Дальше дискуссия вновь становится бессвязной.
– А хотите пушкинскую порнуху?
– А где твоя симпатичная секретарша, ты ее уволил?
– Почему лучше ебать некрасивых? Я сейчас все объясню. Если у тебя не встал с красивой, тебе неудобно. А с некрасивой тебе все равно.
Кох:
– «Я люблю некрасивых женщин» – хорошее начало стиха!
– «А красивых совсем не люблю».
– «И красивых я тоже люблю».
– А я женщин узнаю по пизде. В лицо не помню, а на пизду посмотрю – о, я тебя ебал!
– А глядя на пизду, ты что видишь, характер?
– А в таком случае как пидорасы должны лицо определять?
– Ну уж понятно как…
– А лично я не верю, что по пизде можно вообразить лицо.
– Дорогое радио, прошу передать для моей жены и тещи песню «Я свободен».

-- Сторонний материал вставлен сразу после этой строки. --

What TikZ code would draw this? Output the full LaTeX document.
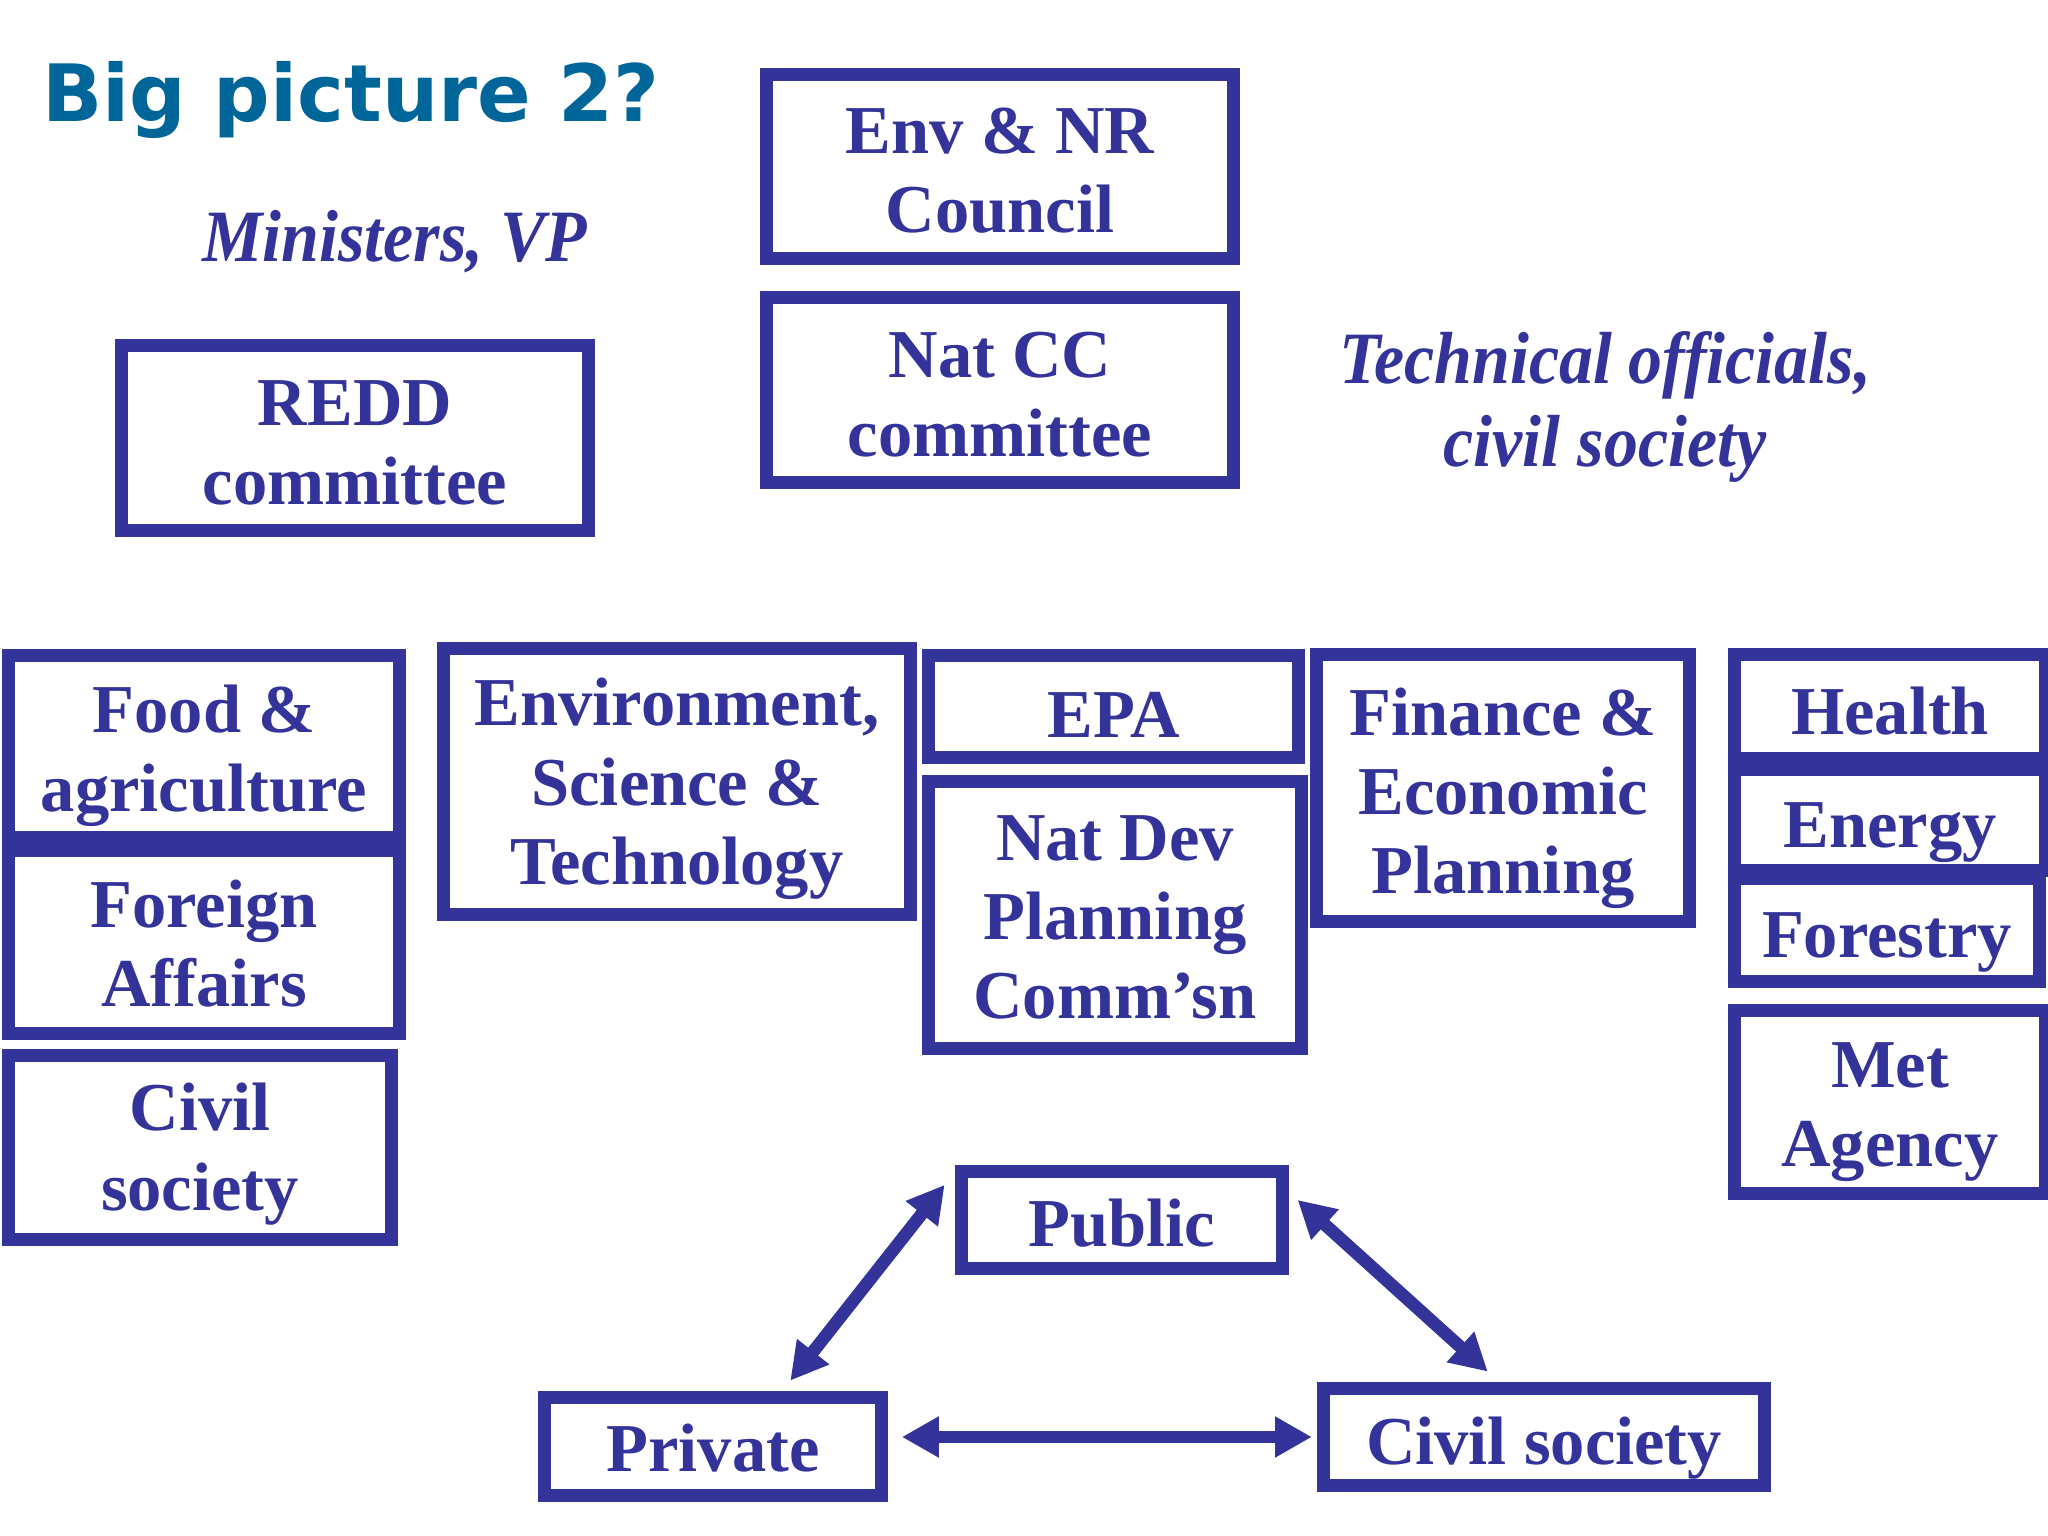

– У Лукьянова – уникальная комбинация: среди его предков цыгане, мордва, евреи, и он в любой компании вытаскивает как проездной нужную нацию…
Петров:
– Мне в ресторане «Петров-Водкин», я считаю, положена пятнадцатипроцентная скидка.
Свинаренко:
– Но еврейство – это как джокер: перебивает любую карту. В смысле любую национальность.
Гринберг:
– Христос любит всех, а Мишка Леонтьев – только их.